Tentang karakter Nabi Muhammad dan para sahabatnya Allah diabadikan dalam Al-Quran Surat Al-Fath ayat ke-29:
“Muhammad adalah utusan Allah dan orang-orang yang bersama dengan dia bersikap keras kepada orang-orang kafir, tetapi berkasih sayang sesama mereka. Kamu melihat mereka rukuk dan sujud mencari karunia Allah dan keridhaan-Nya. Pada wajah mereka tampak tanda-tanda bekas sujud. Demikianlah sifat-sifat mereka (yang diungkapkan) dalam Taurat dan sifat-sifat mereka (yang diungkapkan) dalam Injil, yaitu seperti benih yang mengeluarkan tunasnya, kemudian tunas itu semakin kuat lalu menjadi besar dan tegak lurus di atas batangnya; tanaman itu menyenangkan hati penanam-penanamnya karena Allah hendak menjengkelkan hati orang-orang kafir (dengan kekuatan orang-orang mukmin). Allah menjanjikan kepada orang-orang yang beriman dan mengerjakan kebajikan di antara mereka, ampunan dan pahala yang besar.”
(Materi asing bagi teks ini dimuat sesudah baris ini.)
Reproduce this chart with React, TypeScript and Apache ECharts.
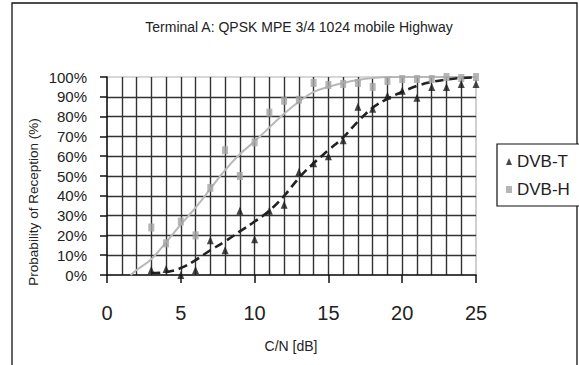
import React, { useEffect, useRef } from "react";
import * as echarts from "echarts";

// C/N values (dB) at which reception was measured
const cnDb = [3, 4, 5, 6, 7, 8, 9, 10, 11, 12, 13, 14, 15, 16, 17, 18, 19, 20, 21, 22, 23, 24, 25];

// Measured probability of reception (%)
const dvbT = [2.5, 3, 0, 2.5, 17.5, 12.5, 32.5, 18, 32.5, 35.5, 52, 56.5, 60, 68, 85, 84, 90.5, 93, 89.5, 95, 95, 96.5, 96.5];
const dvbH = [24, 16, 27, 20, 44, 63, 50, 67, 82, 88, 88.5, 97, 96, 96.5, 97, 95, 98, 99, 99, 99, 100, 99.5, 100];

// Fitted trend curves
const dvbTFitX = [3, 4, 5, 6, 7, 8, 9, 10, 11, 12, 13, 14, 15, 16, 17, 18, 19, 20, 21, 22, 23, 24, 25];
const dvbTFitY = [1, 1.5, 3.5, 7.5, 12.5, 17, 22, 27, 32.5, 40, 49, 56.5, 63, 69.5, 77.5, 84.5, 89, 92.5, 95.5, 97.5, 98.7, 99.5, 99.8];
const dvbHFitX = [1.6, 2, 3, 4, 5, 6, 7, 8, 9, 10, 11, 12, 13, 14, 15, 16, 17, 18, 19, 20, 21, 22, 23, 24, 25];
const dvbHFitY = [0, 2.5, 8, 16.5, 25.5, 34, 43.5, 53, 61, 67.5, 74.5, 81.5, 87.5, 92.5, 95, 97, 98.5, 99.5, 100, 100, 100, 100, 100, 100, 100];

const xTicks = { min: 0, max: 25, step: 5 };
const yTicks = { min: 0, max: 100, step: 10 };

const titleText = "Terminal A: QPSK MPE 3/4 1024 mobile Highway";
const xName = "C/N [dB]";
const yName = "Probability of Reception (%)";

const SANS = "'Liberation Sans', Arial, sans-serif";

const pairs = (xs: number[], ys: number[]) => xs.map((x, i) => [x, ys[i]]);

export default function App() {
  const ref = useRef<HTMLDivElement>(null);

  useEffect(() => {
    if (!ref.current) return;
    const chart = echarts.init(ref.current, undefined, { renderer: "svg" });
    const gridLine = { color: "#333", width: 1.4 };
    const axisLine = { color: "#111", width: 1.5 };

    chart.setOption({
      animation: false,
      backgroundColor: "#fff",
      grid: {
        left: 107,
        right: 103,
        top: 77,
        bottom: 90,
        show: true,
        borderColor: "#b0b0b0",
        borderWidth: 1.2,
      },
      xAxis: {
        type: "value",
        min: xTicks.min,
        max: xTicks.max,
        interval: xTicks.step,
        axisLine: { show: true, lineStyle: axisLine },
        axisTick: { show: true, length: 8, lineStyle: axisLine },
        axisLabel: { fontSize: 20, color: "#222", margin: 28, fontFamily: SANS },
        splitLine: { show: true, showMinLine: false, showMaxLine: false, lineStyle: gridLine },
        minorTick: { show: false, splitNumber: 5 },
        minorSplitLine: { show: true, lineStyle: gridLine },
      },
      yAxis: {
        type: "value",
        min: yTicks.min,
        max: yTicks.max,
        interval: yTicks.step,
        axisLine: { show: true, lineStyle: axisLine },
        axisTick: { show: true, length: 7, lineStyle: axisLine },
        axisLabel: {
          formatter: "{value}%",
          fontSize: 15,
          color: "#222",
          margin: 20,
          fontFamily: SANS,
        },
        splitLine: { show: true, showMinLine: false, showMaxLine: false, lineStyle: gridLine },
      },
      legend: {
        orient: "vertical",
        left: 497,
        top: 144,
        padding: [9, 12, 8, 9],
        itemGap: 11,
        itemWidth: 6,
        itemHeight: 7,
        borderColor: "#111",
        borderWidth: 1.2,
        backgroundColor: "#fff",
        textStyle: { fontSize: 17, color: "#222", fontFamily: SANS },
        data: [
          { name: "DVB-T", icon: "triangle" },
          { name: "DVB-H", icon: "rect" },
        ],
      },
      graphic: [
        {
          type: "rect",
          shape: { x: 12, y: 3, width: 565, height: 400 },
          style: { fill: "none", stroke: "#111", lineWidth: 1.3 },
          silent: true,
        },
        {
          type: "text",
          x: 299,
          y: 27,
          style: {
            text: titleText,
            font: `14px ${SANS}`,
            fill: "#222",
            align: "center",
            verticalAlign: "middle",
          },
        },
        {
          type: "text",
          x: 291,
          y: 346,
          style: {
            text: xName,
            font: `14px ${SANS}`,
            fill: "#222",
            align: "center",
            verticalAlign: "middle",
          },
        },
        {
          type: "text",
          x: 33,
          y: 202,
          rotation: Math.PI / 2,
          style: {
            text: yName,
            font: `13.5px ${SANS}`,
            fill: "#222",
            align: "center",
            verticalAlign: "middle",
          },
        },
      ],
      series: [
        {
          name: "DVB-H fit",
          type: "line",
          data: pairs(dvbHFitX, dvbHFitY),
          smooth: 0.4,
          showSymbol: false,
          lineStyle: { color: "#b8b8b8", width: 2 },
          z: 3,
        },
        {
          name: "DVB-T fit",
          type: "line",
          data: pairs(dvbTFitX, dvbTFitY),
          smooth: 0.4,
          showSymbol: false,
          lineStyle: { color: "#222", width: 2.6, type: [9, 5] },
          z: 3,
        },
        {
          name: "DVB-H",
          type: "scatter",
          data: pairs(cnDb, dvbH),
          symbol: "rect",
          symbolSize: [6, 8],
          itemStyle: { color: "#a4a4a4" },
          z: 4,
        },
        {
          name: "DVB-T",
          type: "scatter",
          data: pairs(cnDb, dvbT),
          symbol: "triangle",
          symbolSize: [7, 8],
          itemStyle: { color: "#1a1a1a" },
          z: 5,
        },
      ],
    });

    return () => chart.dispose();
  }, []);

  return (
    <div
      ref={ref}
      style={{ position: "fixed", left: 0, top: 0, width: 579, height: 365 }}
    />
  );
}
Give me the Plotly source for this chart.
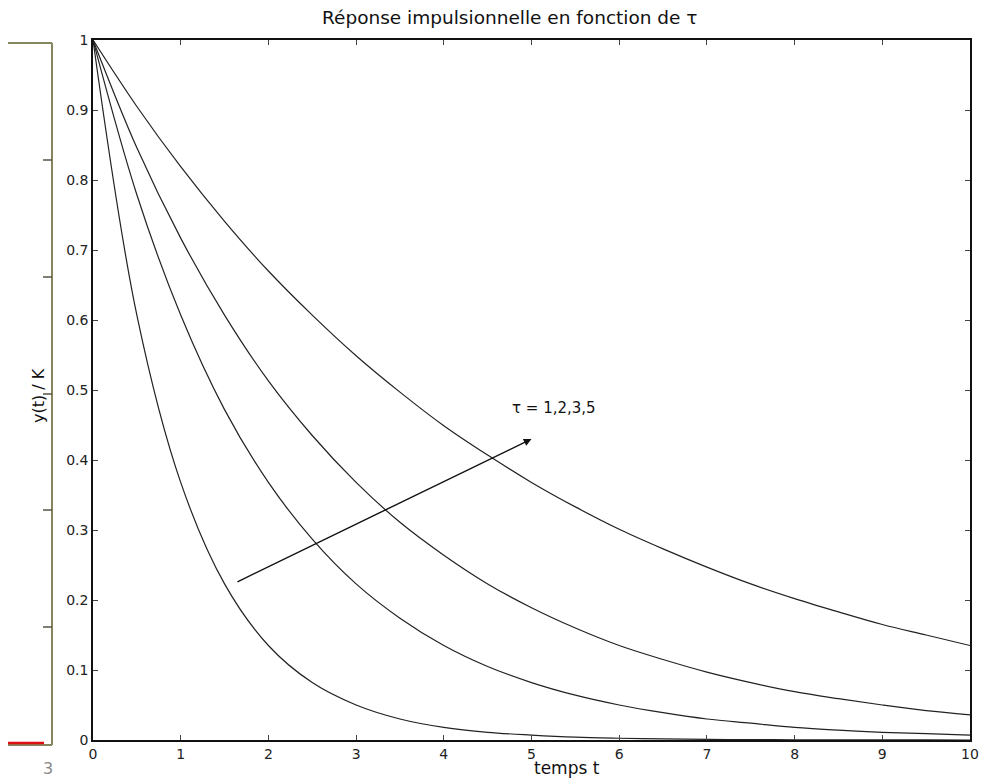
import plotly.graph_objects as go

# Values
t = [0, 0.5, 1, 1.5, 2, 2.5, 3, 3.5, 4, 4.5, 5, 5.5, 6, 6.5, 7, 7.5, 8, 8.5, 9, 9.5, 10]
y_tau1 = [1, .607, .368, .223, .135, .082, .050, .030, .018, .011, .007, .004, .0025, .0015,
          .0009, .0006, .0003, .0002, .0001, .0001, .0000]
y_tau2 = [1, .779, .607, .472, .368, .287, .223, .174, .135, .105, .082, .064, .050, .039,
          .030, .024, .018, .014, .011, .009, .007]
y_tau3 = [1, .846, .717, .607, .513, .435, .368, .311, .264, .223, .189, .160, .135, .115,
          .097, .082, .069, .059, .050, .042, .036]
y_tau5 = [1, .905, .819, .741, .670, .607, .549, .497, .449, .407, .368, .333, .301, .273,
          .247, .223, .202, .183, .165, .150, .135]
series = [y_tau1, y_tau2, y_tau3, y_tau5]

x_ticks = list(range(0, 11))
y_ticks = [0, 0.1, 0.2, 0.3, 0.4, 0.5, 0.6, 0.7, 0.8, 0.9, 1]
y_tick_text = ["0", "0.1", "0.2", "0.3", "0.4", "0.5", "0.6", "0.7", "0.8", "0.9", "1"]

arrow_start = (1.63, 0.225)
arrow_end = (5.0, 0.43)
label_pos = (4.75, 0.475)

FONT = "DejaVu Sans, Liberation Sans, sans-serif"

fig = go.Figure()
for ys in series:
    fig.add_trace(go.Scatter(x=t, y=ys, mode="lines",
                             line=dict(color="#222222", width=1.2, shape="spline"),
                             showlegend=False, hoverinfo="skip"))

fig.add_annotation(x=arrow_end[0], y=arrow_end[1], ax=arrow_start[0], ay=arrow_start[1],
                   xref="x", yref="y", axref="x", ayref="y", text="", showarrow=True,
                   arrowhead=2, arrowsize=1.1, arrowwidth=1.4, arrowcolor="#111111")
fig.add_annotation(x=label_pos[0], y=label_pos[1], xref="x", yref="y", text="τ = 1,2,3,5",
                   showarrow=False, xanchor="left", yanchor="middle",
                   font=dict(family=FONT, size=15, color="#111111"))

# partial neighbouring panel at the left edge (page pixel positions -> paper coords)
W = 877.0
H = 700.0
def px(x):
    return (x - 93) / W
def py(y):
    return (740 - y) / H

olive = "#85855f"
fig.add_shape(type="line", xref="paper", yref="paper", x0=px(0), x1=px(52), y0=py(43), y1=py(43),
              line=dict(color=olive, width=2))
fig.add_shape(type="line", xref="paper", yref="paper", x0=px(52), x1=px(52), y0=py(43), y1=py(745),
              line=dict(color=olive, width=2))
fig.add_shape(type="line", xref="paper", yref="paper", x0=px(0), x1=px(52), y0=py(745), y1=py(745),
              line=dict(color=olive, width=2))
for yy in [160, 277, 394, 510, 627]:
    fig.add_shape(type="line", xref="paper", yref="paper", x0=px(43), x1=px(52), y0=py(yy), y1=py(yy),
                  line=dict(color="#555544", width=1.5))
fig.add_shape(type="line", xref="paper", yref="paper", x0=px(0), x1=px(44), y0=py(743), y1=py(743),
              line=dict(color="#dd1111", width=2.5))
fig.add_annotation(xref="paper", yref="paper", x=px(48), y=py(768), text="3", showarrow=False,
                   xanchor="center", yanchor="middle",
                   font=dict(family=FONT, size=16, color="#888888"))

# axis titles placed as annotations to match reference positions
fig.add_annotation(xref="paper", yref="paper", x=px(567), y=py(768), text="temps t", showarrow=False,
                   xanchor="center", yanchor="middle",
                   font=dict(family=FONT, size=17, color="#111111"))
fig.add_annotation(xref="paper", yref="paper", x=px(38), y=py(395), text="y(t) / K", showarrow=False,
                   textangle=-90, xanchor="center", yanchor="middle",
                   font=dict(family=FONT, size=16, color="#111111"))

axis_common = dict(showgrid=False, zeroline=False, showline=True, linecolor="#111111", linewidth=1.5,
                   mirror="allticks", ticks="inside", ticklen=5, tickcolor="#444444",
                   tickfont=dict(family=FONT, size=14, color="#222222"))

fig.update_xaxes(range=[0, 10], tickvals=x_ticks, ticktext=[str(v) for v in x_ticks], **axis_common)
fig.update_yaxes(range=[0, 1], tickvals=y_ticks, ticktext=y_tick_text, **axis_common)

# page has an 8px body margin; figure sized so plot area lands at x 93..970, y 40..740
fig.update_layout(
    width=980, height=774,
    margin=dict(l=85, r=18, t=32, b=42, autoexpand=False),
    paper_bgcolor="white", plot_bgcolor="white",
    title=dict(text="Réponse impulsionnelle en fonction de τ", x=0.512, xanchor="center", y=0.988,
               yanchor="middle", font=dict(family=FONT, size=18.5, color="#111111")),
)

fig.write_html("out.html")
Itulah solidaritas keimanan: ruhama-u bainahum, lembut dan kasih sayang kepada sesama orang beriman, seperti satu jasad. Mereka mencintai apa yang dicintai saudaranya. Mereka banyak mengerjakan salat dengan rukuk dan sujud. Kata Syaikh Abdurrahman bin Nashir As-Sa’dy: “Ibadah itu berbekas -lantaran banyak dan bagusnya- pada wajah mereka, hingga membuatnya bersinar.”
Kata beliau pula: “Demikianlah para sahabat Nabi radhiyallahu anhum, mereka laksana benih yang bermanfaat bagi para makhluk, manusia butuh kepada mereka, kuatnya iman dan amal mereka bagaikan kuatnya akar dan batang pohon.”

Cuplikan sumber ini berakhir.